### OBJECTIVE
Repeat the listing below word for word, stopping after the line that contains "s.set_linewidth(1.2)".
* START *
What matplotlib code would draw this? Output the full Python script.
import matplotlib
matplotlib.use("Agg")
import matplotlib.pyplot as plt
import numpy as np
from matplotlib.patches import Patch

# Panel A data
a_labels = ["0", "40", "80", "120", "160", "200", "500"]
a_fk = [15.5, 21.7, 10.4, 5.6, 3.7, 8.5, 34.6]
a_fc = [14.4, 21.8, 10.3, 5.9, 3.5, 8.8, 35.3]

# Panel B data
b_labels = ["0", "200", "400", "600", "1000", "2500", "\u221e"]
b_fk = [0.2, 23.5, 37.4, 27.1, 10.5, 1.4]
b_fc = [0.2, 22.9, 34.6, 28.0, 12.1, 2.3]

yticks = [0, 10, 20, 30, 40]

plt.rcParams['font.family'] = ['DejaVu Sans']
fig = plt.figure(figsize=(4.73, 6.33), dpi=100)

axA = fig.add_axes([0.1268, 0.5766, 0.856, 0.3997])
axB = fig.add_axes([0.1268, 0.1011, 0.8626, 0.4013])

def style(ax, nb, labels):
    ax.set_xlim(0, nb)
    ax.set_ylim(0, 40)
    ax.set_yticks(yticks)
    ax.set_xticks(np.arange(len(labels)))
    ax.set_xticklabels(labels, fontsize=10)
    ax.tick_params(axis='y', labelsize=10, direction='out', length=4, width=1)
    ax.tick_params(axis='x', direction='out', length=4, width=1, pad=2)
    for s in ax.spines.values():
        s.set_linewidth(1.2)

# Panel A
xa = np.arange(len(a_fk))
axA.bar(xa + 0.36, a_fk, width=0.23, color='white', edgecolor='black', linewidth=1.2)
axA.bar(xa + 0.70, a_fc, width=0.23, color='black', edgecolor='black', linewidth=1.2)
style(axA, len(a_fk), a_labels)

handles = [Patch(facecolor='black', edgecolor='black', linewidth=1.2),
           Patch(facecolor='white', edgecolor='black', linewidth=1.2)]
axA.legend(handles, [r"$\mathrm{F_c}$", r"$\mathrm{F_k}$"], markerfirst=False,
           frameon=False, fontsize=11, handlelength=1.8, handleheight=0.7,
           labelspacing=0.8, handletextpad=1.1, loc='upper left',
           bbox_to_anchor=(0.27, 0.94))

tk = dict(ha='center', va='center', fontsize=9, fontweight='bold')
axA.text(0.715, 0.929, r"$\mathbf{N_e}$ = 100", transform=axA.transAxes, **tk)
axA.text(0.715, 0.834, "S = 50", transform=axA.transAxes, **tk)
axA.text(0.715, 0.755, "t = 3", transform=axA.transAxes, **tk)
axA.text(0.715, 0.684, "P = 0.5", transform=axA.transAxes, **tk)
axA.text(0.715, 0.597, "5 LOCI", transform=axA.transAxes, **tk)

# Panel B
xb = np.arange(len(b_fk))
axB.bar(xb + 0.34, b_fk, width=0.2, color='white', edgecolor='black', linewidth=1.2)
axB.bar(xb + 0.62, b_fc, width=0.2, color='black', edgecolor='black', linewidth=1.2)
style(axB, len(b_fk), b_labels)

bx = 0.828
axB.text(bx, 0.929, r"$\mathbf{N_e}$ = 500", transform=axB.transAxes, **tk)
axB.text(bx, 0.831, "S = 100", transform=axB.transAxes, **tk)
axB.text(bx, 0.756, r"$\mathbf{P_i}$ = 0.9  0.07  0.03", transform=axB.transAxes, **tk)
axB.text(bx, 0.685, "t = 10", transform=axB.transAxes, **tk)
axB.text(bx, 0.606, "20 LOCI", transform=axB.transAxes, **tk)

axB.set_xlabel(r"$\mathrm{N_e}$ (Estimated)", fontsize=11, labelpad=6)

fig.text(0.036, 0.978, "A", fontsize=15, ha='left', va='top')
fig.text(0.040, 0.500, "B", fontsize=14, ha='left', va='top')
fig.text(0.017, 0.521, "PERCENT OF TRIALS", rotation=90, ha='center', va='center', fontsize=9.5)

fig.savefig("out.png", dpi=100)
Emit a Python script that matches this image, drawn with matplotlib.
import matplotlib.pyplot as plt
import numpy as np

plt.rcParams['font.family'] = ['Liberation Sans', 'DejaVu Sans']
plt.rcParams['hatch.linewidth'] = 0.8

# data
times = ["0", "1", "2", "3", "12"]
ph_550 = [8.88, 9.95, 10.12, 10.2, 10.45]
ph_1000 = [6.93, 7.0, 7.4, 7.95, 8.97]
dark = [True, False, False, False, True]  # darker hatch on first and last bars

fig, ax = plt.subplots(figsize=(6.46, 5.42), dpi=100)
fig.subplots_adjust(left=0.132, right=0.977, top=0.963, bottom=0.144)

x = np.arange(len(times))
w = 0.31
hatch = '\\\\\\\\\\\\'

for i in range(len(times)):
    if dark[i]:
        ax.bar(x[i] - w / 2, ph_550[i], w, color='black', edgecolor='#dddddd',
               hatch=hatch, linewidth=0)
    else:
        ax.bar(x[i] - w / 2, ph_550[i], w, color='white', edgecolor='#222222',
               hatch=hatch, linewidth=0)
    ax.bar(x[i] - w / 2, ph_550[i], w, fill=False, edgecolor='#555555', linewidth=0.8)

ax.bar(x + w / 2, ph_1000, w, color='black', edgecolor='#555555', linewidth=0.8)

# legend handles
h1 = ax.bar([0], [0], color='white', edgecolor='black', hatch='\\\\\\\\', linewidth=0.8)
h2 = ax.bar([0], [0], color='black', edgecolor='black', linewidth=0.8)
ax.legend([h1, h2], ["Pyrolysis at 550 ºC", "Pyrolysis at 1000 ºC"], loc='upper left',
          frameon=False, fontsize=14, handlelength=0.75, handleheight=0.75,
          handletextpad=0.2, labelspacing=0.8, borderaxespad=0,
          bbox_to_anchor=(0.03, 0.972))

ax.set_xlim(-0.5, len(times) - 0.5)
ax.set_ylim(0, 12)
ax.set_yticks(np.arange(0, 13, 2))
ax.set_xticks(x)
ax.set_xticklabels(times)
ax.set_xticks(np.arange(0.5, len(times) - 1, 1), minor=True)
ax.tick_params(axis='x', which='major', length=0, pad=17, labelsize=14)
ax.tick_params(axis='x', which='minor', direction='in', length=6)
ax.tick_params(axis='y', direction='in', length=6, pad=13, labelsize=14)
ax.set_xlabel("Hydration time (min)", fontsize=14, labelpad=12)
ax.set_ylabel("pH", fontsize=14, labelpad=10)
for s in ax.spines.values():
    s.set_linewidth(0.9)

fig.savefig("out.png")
* END *
### FULL ANSWER
What matplotlib code would draw this? Output the full Python script.
import matplotlib
matplotlib.use("Agg")
import matplotlib.pyplot as plt
import numpy as np
from matplotlib.patches import Patch

# Panel A data
a_labels = ["0", "40", "80", "120", "160", "200", "500"]
a_fk = [15.5, 21.7, 10.4, 5.6, 3.7, 8.5, 34.6]
a_fc = [14.4, 21.8, 10.3, 5.9, 3.5, 8.8, 35.3]

# Panel B data
b_labels = ["0", "200", "400", "600", "1000", "2500", "\u221e"]
b_fk = [0.2, 23.5, 37.4, 27.1, 10.5, 1.4]
b_fc = [0.2, 22.9, 34.6, 28.0, 12.1, 2.3]

yticks = [0, 10, 20, 30, 40]

plt.rcParams['font.family'] = ['DejaVu Sans']
fig = plt.figure(figsize=(4.73, 6.33), dpi=100)

axA = fig.add_axes([0.1268, 0.5766, 0.856, 0.3997])
axB = fig.add_axes([0.1268, 0.1011, 0.8626, 0.4013])

def style(ax, nb, labels):
    ax.set_xlim(0, nb)
    ax.set_ylim(0, 40)
    ax.set_yticks(yticks)
    ax.set_xticks(np.arange(len(labels)))
    ax.set_xticklabels(labels, fontsize=10)
    ax.tick_params(axis='y', labelsize=10, direction='out', length=4, width=1)
    ax.tick_params(axis='x', direction='out', length=4, width=1, pad=2)
    for s in ax.spines.values():
        s.set_linewidth(1.2)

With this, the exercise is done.